◆ **AIM OF THE EXERCISE**:
In the listing below, how many lines contain the word "this"? Please respond with the number only.

◆ **GIVEN MATERIAL**:
——————

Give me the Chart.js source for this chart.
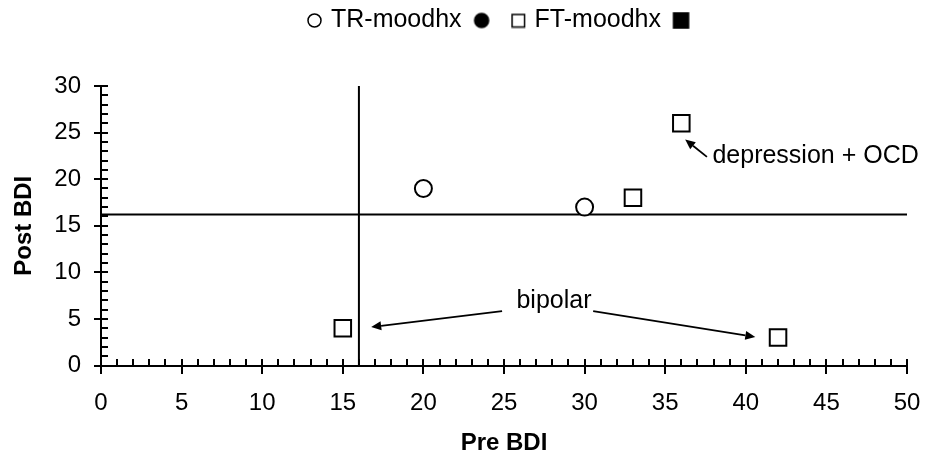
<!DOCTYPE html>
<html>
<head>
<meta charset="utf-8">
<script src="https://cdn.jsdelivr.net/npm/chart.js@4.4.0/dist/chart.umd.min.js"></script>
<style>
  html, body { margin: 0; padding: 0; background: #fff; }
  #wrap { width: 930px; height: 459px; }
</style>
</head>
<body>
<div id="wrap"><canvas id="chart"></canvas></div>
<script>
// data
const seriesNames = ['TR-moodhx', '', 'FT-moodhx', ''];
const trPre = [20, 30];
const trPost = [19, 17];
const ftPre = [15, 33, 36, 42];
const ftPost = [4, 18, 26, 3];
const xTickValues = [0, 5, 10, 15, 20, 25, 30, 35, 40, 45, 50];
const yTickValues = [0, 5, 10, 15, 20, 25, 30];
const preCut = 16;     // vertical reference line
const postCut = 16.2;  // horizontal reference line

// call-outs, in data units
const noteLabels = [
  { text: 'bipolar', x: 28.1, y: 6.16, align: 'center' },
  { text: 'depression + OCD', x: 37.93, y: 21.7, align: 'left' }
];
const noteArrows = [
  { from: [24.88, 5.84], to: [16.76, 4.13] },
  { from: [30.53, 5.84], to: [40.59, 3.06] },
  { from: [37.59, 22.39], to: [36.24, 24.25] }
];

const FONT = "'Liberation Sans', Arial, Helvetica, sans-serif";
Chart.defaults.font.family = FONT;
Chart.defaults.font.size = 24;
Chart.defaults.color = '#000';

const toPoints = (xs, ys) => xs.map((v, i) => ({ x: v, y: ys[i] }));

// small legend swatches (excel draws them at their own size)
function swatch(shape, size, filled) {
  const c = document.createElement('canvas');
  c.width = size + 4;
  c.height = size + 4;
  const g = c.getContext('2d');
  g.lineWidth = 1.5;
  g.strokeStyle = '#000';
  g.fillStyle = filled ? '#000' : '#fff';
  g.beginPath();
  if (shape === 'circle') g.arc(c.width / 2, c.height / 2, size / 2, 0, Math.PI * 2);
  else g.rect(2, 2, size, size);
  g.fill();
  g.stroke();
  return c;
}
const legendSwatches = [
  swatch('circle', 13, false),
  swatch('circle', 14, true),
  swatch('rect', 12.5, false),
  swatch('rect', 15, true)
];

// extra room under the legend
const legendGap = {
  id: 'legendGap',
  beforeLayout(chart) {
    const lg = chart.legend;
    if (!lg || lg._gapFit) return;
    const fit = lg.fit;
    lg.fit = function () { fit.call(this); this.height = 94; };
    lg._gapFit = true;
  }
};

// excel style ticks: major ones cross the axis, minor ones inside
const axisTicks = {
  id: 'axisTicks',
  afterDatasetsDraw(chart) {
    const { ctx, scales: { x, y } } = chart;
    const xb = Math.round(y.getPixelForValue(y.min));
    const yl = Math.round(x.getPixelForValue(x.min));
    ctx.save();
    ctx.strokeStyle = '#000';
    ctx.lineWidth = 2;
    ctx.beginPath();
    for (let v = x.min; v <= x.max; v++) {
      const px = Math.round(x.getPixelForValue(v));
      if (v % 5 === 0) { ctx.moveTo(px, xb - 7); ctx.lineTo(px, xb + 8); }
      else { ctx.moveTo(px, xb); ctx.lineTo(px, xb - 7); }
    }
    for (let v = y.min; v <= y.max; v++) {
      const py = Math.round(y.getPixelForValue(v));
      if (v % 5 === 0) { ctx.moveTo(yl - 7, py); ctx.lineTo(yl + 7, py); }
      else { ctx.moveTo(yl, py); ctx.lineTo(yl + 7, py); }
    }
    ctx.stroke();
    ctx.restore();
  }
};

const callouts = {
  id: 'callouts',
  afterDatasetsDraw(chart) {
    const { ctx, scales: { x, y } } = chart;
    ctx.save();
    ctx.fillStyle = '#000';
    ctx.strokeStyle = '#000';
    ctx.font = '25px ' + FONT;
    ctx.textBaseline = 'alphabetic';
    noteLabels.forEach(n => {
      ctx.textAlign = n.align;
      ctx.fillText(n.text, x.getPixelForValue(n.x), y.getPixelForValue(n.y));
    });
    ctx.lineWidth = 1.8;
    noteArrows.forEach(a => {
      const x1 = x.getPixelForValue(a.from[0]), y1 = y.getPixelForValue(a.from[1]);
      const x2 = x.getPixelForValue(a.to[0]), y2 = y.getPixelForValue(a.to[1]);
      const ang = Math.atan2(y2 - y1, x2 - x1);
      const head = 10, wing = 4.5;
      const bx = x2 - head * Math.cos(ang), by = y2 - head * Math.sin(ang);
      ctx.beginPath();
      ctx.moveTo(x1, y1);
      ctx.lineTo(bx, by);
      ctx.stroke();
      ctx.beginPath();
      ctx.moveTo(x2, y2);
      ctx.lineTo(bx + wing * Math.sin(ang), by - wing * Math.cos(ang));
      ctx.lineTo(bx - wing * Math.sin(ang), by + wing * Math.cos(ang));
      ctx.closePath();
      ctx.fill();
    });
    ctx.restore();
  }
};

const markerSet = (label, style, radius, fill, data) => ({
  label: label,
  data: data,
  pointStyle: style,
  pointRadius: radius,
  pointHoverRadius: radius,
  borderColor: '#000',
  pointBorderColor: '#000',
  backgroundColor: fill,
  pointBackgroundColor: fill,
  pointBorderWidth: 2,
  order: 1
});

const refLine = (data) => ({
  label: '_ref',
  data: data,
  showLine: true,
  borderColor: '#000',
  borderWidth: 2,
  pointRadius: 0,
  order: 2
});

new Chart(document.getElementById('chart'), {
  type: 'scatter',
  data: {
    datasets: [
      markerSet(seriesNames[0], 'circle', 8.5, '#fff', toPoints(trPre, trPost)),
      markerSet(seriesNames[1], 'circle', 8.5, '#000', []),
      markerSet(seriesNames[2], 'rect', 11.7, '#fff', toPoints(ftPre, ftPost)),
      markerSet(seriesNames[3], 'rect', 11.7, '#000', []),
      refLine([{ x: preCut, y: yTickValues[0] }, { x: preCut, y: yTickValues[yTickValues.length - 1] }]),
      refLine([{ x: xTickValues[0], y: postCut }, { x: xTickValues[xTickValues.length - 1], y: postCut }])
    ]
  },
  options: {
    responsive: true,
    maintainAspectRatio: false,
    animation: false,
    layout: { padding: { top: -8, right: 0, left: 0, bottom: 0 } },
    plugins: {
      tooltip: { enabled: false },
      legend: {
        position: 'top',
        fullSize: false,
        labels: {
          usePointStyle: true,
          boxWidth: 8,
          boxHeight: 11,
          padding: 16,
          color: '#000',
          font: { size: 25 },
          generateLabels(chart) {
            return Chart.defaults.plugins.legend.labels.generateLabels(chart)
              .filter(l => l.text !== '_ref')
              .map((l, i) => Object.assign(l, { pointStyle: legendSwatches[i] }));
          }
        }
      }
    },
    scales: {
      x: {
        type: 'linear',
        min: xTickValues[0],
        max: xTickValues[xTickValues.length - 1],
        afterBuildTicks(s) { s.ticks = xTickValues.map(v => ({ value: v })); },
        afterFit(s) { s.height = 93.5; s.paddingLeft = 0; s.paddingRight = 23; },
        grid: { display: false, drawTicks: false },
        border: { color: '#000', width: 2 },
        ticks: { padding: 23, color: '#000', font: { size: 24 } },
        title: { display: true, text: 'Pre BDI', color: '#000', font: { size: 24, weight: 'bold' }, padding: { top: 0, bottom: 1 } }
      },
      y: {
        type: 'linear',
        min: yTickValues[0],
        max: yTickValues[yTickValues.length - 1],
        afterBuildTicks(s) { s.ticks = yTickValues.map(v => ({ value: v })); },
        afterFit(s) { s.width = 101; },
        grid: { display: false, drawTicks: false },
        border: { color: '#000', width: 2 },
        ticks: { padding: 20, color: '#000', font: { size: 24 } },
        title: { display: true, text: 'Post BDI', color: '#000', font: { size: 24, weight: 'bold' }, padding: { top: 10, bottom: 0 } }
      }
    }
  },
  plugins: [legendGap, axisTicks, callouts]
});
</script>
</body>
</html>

——————

◆ **EXERCISE RESULT**:
2